Two Picassos up for sale at Sotheby's

Written By DNA Web Team | Updated:

Sotheby's evening sale of impressionist and modern art on November 7 will feature two spectacular works by Pablo Picasso.

NEW YORK: Sotheby's evening sale of impressionist and modern art on November 7 will feature two spectacular works by Pablo Picasso.

The finest sculpture by the artist to ever appear at auction, Tête de femme (Dora Maar) and La Lampe, an important work from 1931 that comes directly from the artist's family, will go under the hammer.

Both works, which have never before been offered at auction, will be on view at Sotheby's London from October 7 to 12 and in New York from November 2 to 7 prior to their sale on the evening of November 7 in New York. While Tete de femme (Dora Maar) is expected to sell for $20-30 million, La Lampe is estimated to bring in $25-35 million.

Marie-Thérèse Walter and Dora Maar are the two women who inspired Picasso's art more than any others and their reigns in his life and oeuvre over-lapped.

In these two works we have an illustration of the reciprocal effect that painting and sculpture had upon each other, the transition from the surrealist-inflected and peaceful early 1930s to the gravity of the War Years, and the model as the sensual, pliant object of the artists gaze versus the forceful, challenging personality of Maar.

Viewed together, these great works stimulate as well as elucidate the course of Picasso's art post-Cubism.

"La Lampe, a masterpiece by Picasso which has been kept in the artist's family until now, is one of the key works of the 1930s - a crucial and highly sought-after period in the artist's oeuvre," said Di Donna, senior vice president in Sotheby's Impressionist and Modern Art Department.

"This remarkable and monumental canvas appears to be a vibrantly colourful ode to classicism: a plaster bust, framed and illuminated against the dark archway and surrounded by a garland of leaves. But there is much more to this picture than meets the eye. What we see here, bathed in the warm glow of a gas lamp that hung in his Boisgeloup studio, is the unmistakable likeness of the artist's mistress, Marie-Thérèse Walter," Donna added.

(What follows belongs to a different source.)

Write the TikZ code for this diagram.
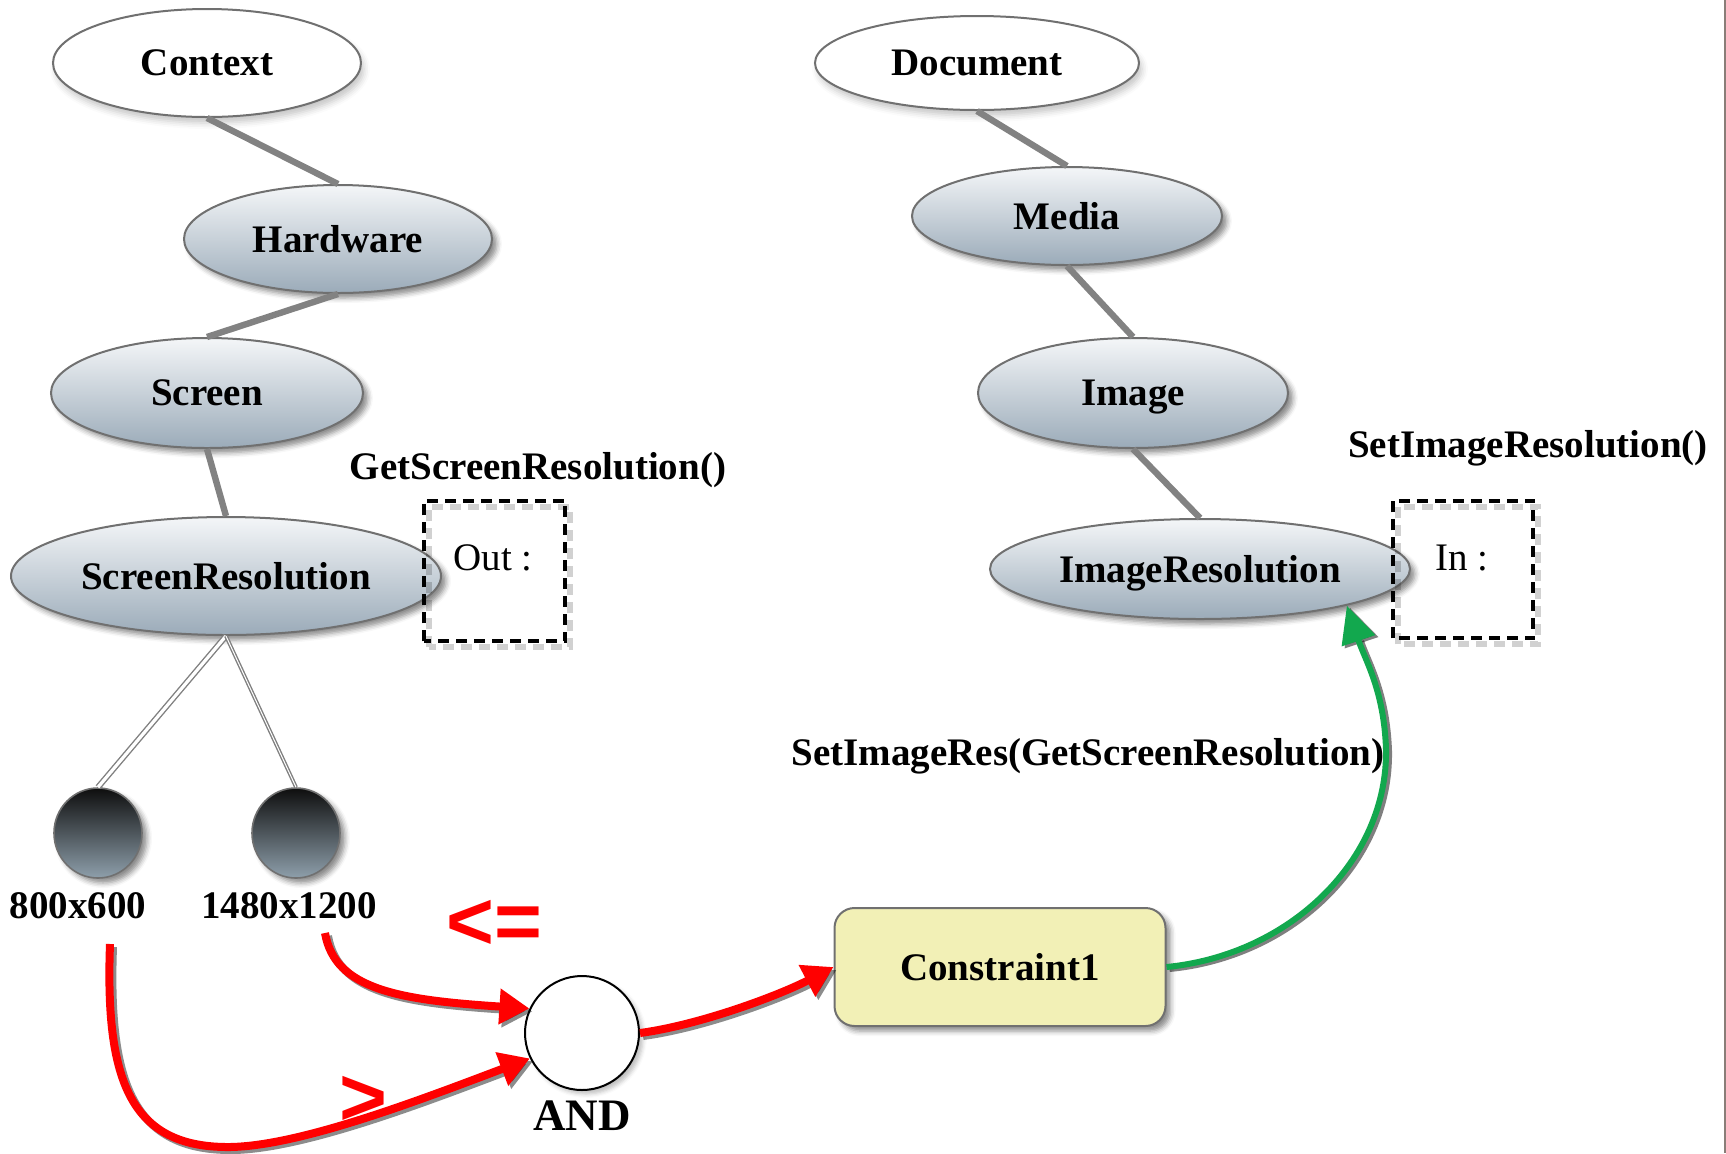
\documentclass[tikz,border=0pt]{standalone}
\usepackage{fontspec}
\setmainfont{Liberation Serif}
\setsansfont{Liberation Sans}
\usetikzlibrary{shapes.geometric, arrows.meta, shadows.blur, calc}

\definecolor{ellTop}{HTML}{F4F6F8}
\definecolor{ellBot}{HTML}{9BABB9}
\definecolor{ringgray}{HTML}{707070}
\definecolor{ballTop}{HTML}{0E0E0E}
\definecolor{ballBot}{HTML}{8E9FAB}
\definecolor{consFill}{HTML}{F2F0B6}
\definecolor{greenc}{HTML}{12A84E}
\definecolor{barGray}{HTML}{828282}
\definecolor{edgeC}{HTML}{8A7D78}

\newcommand\lblfont{\fontsize{19.5pt}{23pt}\selectfont\bfseries}
\newcommand\plainfont{\fontsize{19.5pt}{23pt}\selectfont}
\newcommand\andfont{\fontsize{22.5pt}{26pt}\selectfont\bfseries}
\newcommand\opfont{\fontsize{41pt}{44pt}\selectfont\sffamily\bfseries}

\begin{document}
\begin{tikzpicture}[x=0.5pt, y=-0.5pt,
  every node/.style={inner sep=0pt, text depth=0pt},
  softshadow/.style={blur shadow={shadow xshift=2.5pt, shadow yshift=-2.5pt,
      shadow blur radius=2.5pt, shadow opacity=45}},
  rootconcept/.style={ellipse, draw=ringgray, line width=1pt, fill=white,
      blur shadow={shadow xshift=1.5pt, shadow yshift=-3pt,
      shadow blur radius=3pt, shadow opacity=22}, font=\lblfont},
  concept/.style={ellipse, draw=ringgray, line width=1pt,
      top color=ellTop, bottom color=ellBot, softshadow, font=\lblfont},
  value/.style={ellipse, draw=ringgray, line width=0.8pt,
      top color=ballTop, bottom color=ballBot, softshadow},
  bar/.style={draw=barGray, line width=3.2pt},
  leafline/.style={draw=gray, line width=0.7pt, double=white},
  portbox/.style={draw=black, line width=2pt, dash pattern=on 5.5pt off 3.5pt},
  portshade/.style={draw=black, line width=3pt, opacity=0.18,
      dash pattern=on 5.5pt off 3.5pt},
  gate/.style={circle, draw=black, line width=1pt, fill=white,
      blur shadow={shadow xshift=2pt, shadow yshift=-2pt,
      shadow blur radius=2pt, shadow opacity=25}},
  cbox/.style={rectangle, rounded corners=10pt, draw=ringgray, line width=1pt,
      fill=consFill, softshadow, font=\lblfont},
  redarrow/.style={draw=red, line width=4pt,
      -{Triangle[length=15pt, width=17pt]}},
  redshade/.style={draw=black, opacity=0.45, line width=4pt,
      -{Triangle[length=15pt, width=17pt]},
      transform canvas={shift={(1.5pt,-1.5pt)}}},
  greenarrow/.style={draw=greenc, line width=3pt,
      -{Triangle[length=18.5pt, width=17pt]}},
  greenshade/.style={draw=black, opacity=0.5, line width=3pt,
      -{Triangle[length=18.5pt, width=17pt]},
      transform canvas={shift={(1.5pt,-1pt)}}},
  optext/.style={text=red, font=\opfont}
]
\useasboundingbox (0,0) rectangle (1726,1153);

% right frame edge
\draw[edgeC, line width=1.2pt] (1725,0) -- (1725,1153);

% context tree
\node[rootconcept, minimum width=154pt, minimum height=54pt] (ctx) at (207,63) {Context};
\node[concept, minimum width=154pt, minimum height=54pt] (hw) at (338,239) {Hardware};
\node[concept, minimum width=156pt, minimum height=55pt] (scr) at (207,393) {Screen};
\node[concept, minimum width=215pt, minimum height=59pt] (sres) at (226,576) {ScreenResolution};

% document tree
\node[rootconcept, minimum width=162pt, minimum height=47pt] (doc) at (977,63) {Document};
\node[concept, minimum width=155pt, minimum height=49pt] (media) at (1067,216) {Media};
\node[concept, minimum width=155pt, minimum height=55pt] (img) at (1133,393) {Image};
\node[concept, minimum width=210pt, minimum height=50pt] (ires) at (1200,569) {ImageResolution};

% tree links
\draw[bar] (ctx.south) -- (hw.north);
\draw[bar] (hw.south) -- (scr.north);
\draw[bar] (scr.south) -- (sres.north);
\draw[bar] (doc.south) -- (media.north);
\draw[bar] (media.south) -- (img.north);
\draw[bar] (img.south) -- (ires.north);

% resolution values
\node[value, minimum width=44pt, minimum height=45pt] (v800) at (98,833) {};
\node[value, minimum width=44pt, minimum height=45pt] (v1480) at (296,833) {};
\draw[leafline, double distance=1.6pt] (sres.south) -- (v800.north);
\draw[leafline, double distance=0.5pt] (sres.south) -- (v1480.north);
\node[font=\lblfont] (l800) at (78,906) {800x600};
\node[font=\lblfont] (l1480) at (289,906) {1480x1200};

% ports
\node[minimum width=70.5pt, minimum height=70pt] (outbox) at (494.5,571) {};
\draw[portshade] ($(outbox.south west)+(5,6)$) rectangle ($(outbox.north east)+(5,6)$);
\draw[portbox] (outbox.south west) rectangle (outbox.north east);
\node[font=\plainfont] (outtxt) at (493,558) {Out :};
\node[font=\lblfont] (getlbl) at (538,466) {GetScreenResolution()};

\node[minimum width=70pt, minimum height=68.5pt] (inbox) at (1463,569.5) {};
\draw[portshade] ($(inbox.south west)+(5,6)$) rectangle ($(inbox.north east)+(5,6)$);
\draw[portbox] (inbox.south west) rectangle (inbox.north east);
\node[font=\plainfont] (intxt) at (1462,558) {In :};
\node[font=\lblfont] (setlbl) at (1528,444) {SetImageResolution()};

% constraint
\node[gate, minimum size=57pt] (and) at (582,1033) {};
\node[font=\andfont] (andlbl) at (582,1116) {AND};
\node[cbox, minimum width=165.5pt, minimum height=59pt] (cons) at (1000,967) {Constraint1};

\node[optext] (le) at (494,925) {<=};
\node[optext] (gt) at (363,1101) {>};

\coordinate (sA) at (325,933);
\coordinate (sB) at (110,944);

\draw[redshade] (sA) .. controls (335,990) and (400,1000) .. (and.155);
\draw[redarrow] (sA) .. controls (335,990) and (400,1000) .. (and.155);
\draw[redshade] (sB) .. controls (105,1080) and (130,1148) .. (230,1147)
   .. controls (300,1146) and (420,1100) .. (and.206);
\draw[redarrow] (sB) .. controls (105,1080) and (130,1148) .. (230,1147)
   .. controls (300,1146) and (420,1100) .. (and.206);
\draw[redshade] (and.east) .. controls (700,1025) and (780,995) .. (cons.west);
\draw[redarrow] (and.east) .. controls (700,1025) and (780,995) .. (cons.west);

\draw[greenshade] (cons.east) .. controls (1290,955) and (1388,860) .. (1386,749)
   .. controls (1384,690) and (1365,660) .. (ires.-14);
\draw[greenarrow] (cons.east) .. controls (1290,955) and (1388,860) .. (1386,749)
   .. controls (1384,690) and (1365,660) .. (ires.-14);
\node[font=\lblfont] (reslbl) at (1088,752) {SetImageRes(GetScreenResolution)};

\end{tikzpicture}
\end{document}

Painted during the summer of 1931, the theme of illumination is timely. It was during these months that Picasso began to cast his artistic spotlight on his young lover, a sensual young blonde whose unveiled presence would raise the suspicions of Picasso's wife the following year.

Up until this point he had only referenced his extramarital affair with Marie-Thérèse in his pictures in code, sometimes imbedding her initials in a composition or rendering her strong, Grecian profile as a feature of the background.

By 1931, Picasso could no longer repress his creative impulse with regard to Marie-Thérèse, and she became the primary focus of his art.

He occupied himself during the first few months of the year with modelling large plaster heads of her likeness. Not stopping there, he even incorporated these sculptures into a series of paintings between 1931 and 1932.

It is one of these plaster heads that we see here, cast in the powerful light of the artist's studio. La Lampe and the others in this series that were to follow it, brought about a revolution in Picasso's art and in his life.

Never before offered at auction, the present work is estimated to sell for $25-35 million. Tête de femme (Dora Maar), a larger-than-life (31.5 inches in height) bust portrait of Dora Maar is one of Picasso's greatest achievements in the medium of sculpture.

Its monumental scale, power and authority convey the model's strength of character and imposing presence as a figure in Picasso's life during the war years.

The bronze is also one of the artist's most respectful and idealized portrayals of Dora, rendered without any of the abstraction that characterized his more menacing depictions of her as the weeping woman. Picasso created Tête de Femme (Dora Maar) in 1941 in his studio on the rue des Grands Augustins in Paris.